__Problem to work on__
Look through the material and tally each line bearing the word "seaborn". Give only the total.
>> start Dataset excerpt
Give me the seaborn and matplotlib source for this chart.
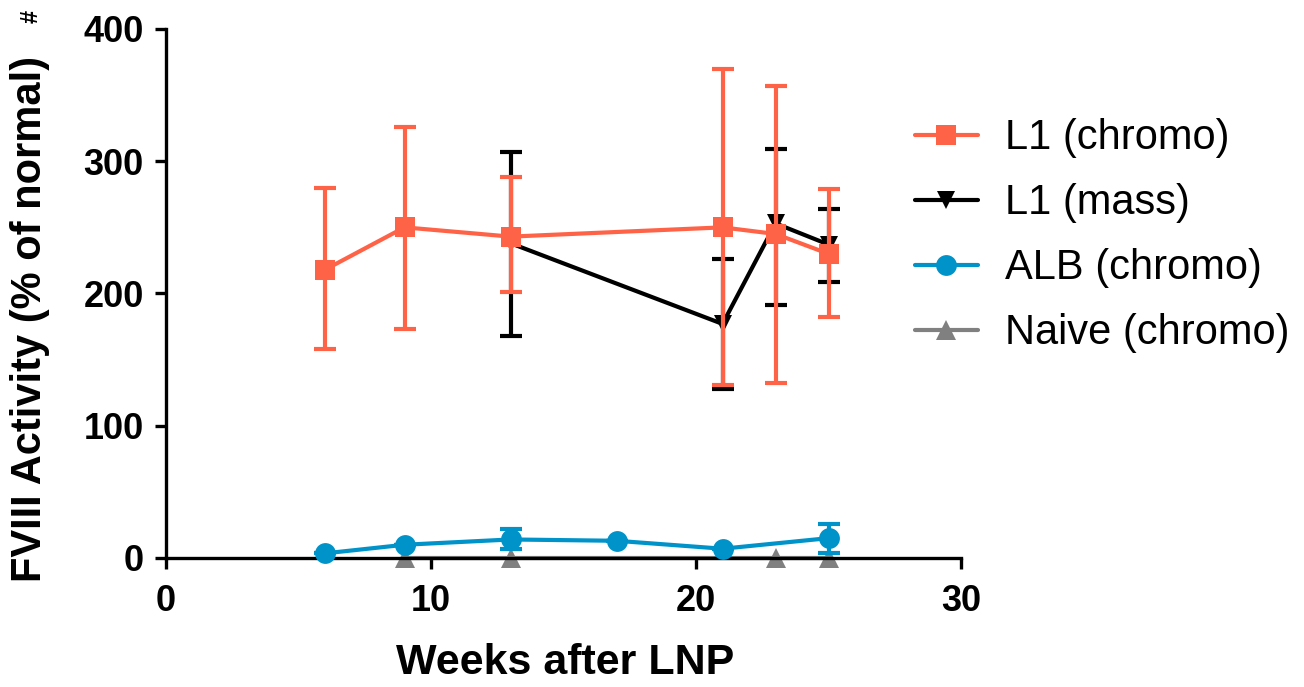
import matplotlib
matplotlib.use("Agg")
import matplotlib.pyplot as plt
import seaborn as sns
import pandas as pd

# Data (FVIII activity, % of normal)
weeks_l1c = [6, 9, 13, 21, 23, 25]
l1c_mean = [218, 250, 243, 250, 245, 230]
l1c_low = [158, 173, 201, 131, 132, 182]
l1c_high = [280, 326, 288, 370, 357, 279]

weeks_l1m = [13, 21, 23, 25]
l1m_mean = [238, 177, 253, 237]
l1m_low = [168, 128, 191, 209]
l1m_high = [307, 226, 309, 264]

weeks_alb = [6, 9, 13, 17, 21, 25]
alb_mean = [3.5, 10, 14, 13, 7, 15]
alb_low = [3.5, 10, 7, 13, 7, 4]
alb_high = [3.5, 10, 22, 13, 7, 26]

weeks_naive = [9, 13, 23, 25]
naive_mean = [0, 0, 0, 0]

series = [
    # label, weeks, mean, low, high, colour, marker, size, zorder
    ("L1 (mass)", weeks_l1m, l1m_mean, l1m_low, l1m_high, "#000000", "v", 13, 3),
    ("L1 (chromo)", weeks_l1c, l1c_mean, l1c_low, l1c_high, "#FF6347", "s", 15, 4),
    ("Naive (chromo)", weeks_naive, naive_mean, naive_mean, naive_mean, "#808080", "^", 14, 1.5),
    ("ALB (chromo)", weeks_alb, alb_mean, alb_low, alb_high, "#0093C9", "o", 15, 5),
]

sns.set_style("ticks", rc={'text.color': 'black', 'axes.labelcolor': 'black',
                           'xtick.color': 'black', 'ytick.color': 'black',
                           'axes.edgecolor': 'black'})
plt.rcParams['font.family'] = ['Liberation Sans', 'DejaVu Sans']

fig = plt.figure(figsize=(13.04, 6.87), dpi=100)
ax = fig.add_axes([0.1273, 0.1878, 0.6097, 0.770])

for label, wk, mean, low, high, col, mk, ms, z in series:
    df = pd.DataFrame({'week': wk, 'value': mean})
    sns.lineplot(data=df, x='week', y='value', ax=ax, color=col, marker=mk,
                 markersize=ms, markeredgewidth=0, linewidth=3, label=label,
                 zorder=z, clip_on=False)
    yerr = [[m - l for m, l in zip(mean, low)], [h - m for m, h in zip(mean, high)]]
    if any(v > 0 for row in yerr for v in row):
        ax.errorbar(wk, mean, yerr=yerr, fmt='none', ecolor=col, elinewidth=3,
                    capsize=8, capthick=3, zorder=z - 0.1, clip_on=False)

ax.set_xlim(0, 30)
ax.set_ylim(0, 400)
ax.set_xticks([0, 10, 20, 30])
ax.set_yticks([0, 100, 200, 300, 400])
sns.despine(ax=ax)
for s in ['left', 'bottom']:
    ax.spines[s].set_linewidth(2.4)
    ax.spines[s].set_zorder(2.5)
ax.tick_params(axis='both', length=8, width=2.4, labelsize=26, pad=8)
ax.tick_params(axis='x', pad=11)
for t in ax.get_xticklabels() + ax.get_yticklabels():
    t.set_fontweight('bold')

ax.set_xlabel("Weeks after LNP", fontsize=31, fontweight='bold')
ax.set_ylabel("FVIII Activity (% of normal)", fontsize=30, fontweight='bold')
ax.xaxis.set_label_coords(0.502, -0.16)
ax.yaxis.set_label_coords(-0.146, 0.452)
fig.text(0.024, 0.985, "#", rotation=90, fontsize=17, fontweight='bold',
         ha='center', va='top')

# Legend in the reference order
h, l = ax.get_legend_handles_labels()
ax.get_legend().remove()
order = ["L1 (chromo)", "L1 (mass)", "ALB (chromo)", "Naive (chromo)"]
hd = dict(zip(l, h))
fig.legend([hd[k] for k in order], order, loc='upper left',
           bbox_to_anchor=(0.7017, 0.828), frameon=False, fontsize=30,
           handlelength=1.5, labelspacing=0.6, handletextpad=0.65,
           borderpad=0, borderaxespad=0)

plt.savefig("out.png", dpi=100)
>> end Dataset excerpt
__Response for this exercise__
2